NextFin News - SpaceX opened trading on Nasdaq at 11:46 a.m. ET on Friday and closed up more than 19% at $160.95, lifting its market capitalization above $2 trillion. On the surface this looks like an IPO pop; the real issue is what benchmark-driven buyers do once index rules start to pull the stock into portfolios.
TD Securities argues the first session was only the visible part of the trade. Peter Haynes, the firm’s head of index and market structure, is not making a broad call on SpaceX’s operating business or offering a simple bullish price target. His case, laid out on CNBC’s “ETF Edge” and in a note after Friday’s close, is that forced buying tied to benchmark rebalancing, float adjustments and index eligibility could matter more than day-one enthusiasm.
The first date he flagged is day 15 after the IPO, which he said should fall on July 6, when Nasdaq rebalances the Nasdaq 100 to reflect SpaceX’s IPO shares. After that, he expects additional adjustments as more shares become freely tradable and benchmarks including the S&P Total Market Index, MCI Global Index and Russell indexes absorb the larger float. That is not about investor sentiment in the usual sense — it is about funds that track indexes having to own more stock when the rules tell them to.

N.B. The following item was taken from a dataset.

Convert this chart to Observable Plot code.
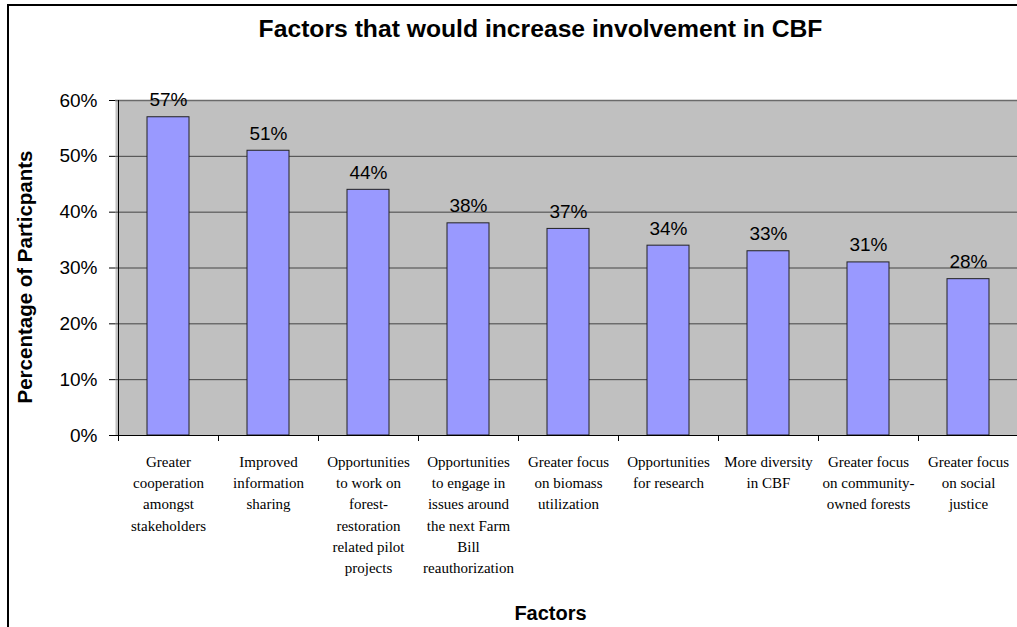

The real change is in who sets the marginal price. Once a company this large starts entering benchmark calendars, discretionary investors are no longer the only buyers that matter; passive funds, ETF managers and trading desks become part of the demand equation. That benefits existing holders if index-related buying arrives into a still-tight float, but it also increases pressure on active managers who are underweight and on short-term traders trying to front-run inclusion dates. The logic holds up because these flows are mechanical, not optional, but whether it works depends on whether the free float expands on the timetable Haynes expects and whether the benchmark providers treat the stock as anticipated.
The S&P 500 Index Committee has already removed one obvious near-term catalyst by deciding earlier this month that SpaceX would not be fast-tracked into the index, meaning it must trade for at least a year before becoming eligible. That makes this a narrower trade than the headline move suggests. The math doesn’t add up yet if investors assume every major index will absorb the stock quickly, and the risk nobody is talking about is that a 19%-plus first-day jump can invite profit-taking before the July 6 rebalance ever arrives. Index inclusion does not create fundamental value, and any change in inclusion schedules, float assumptions or benchmark rules would weaken the setup. SpaceX is not about being public — it is about when enough shares become available for index money to matter.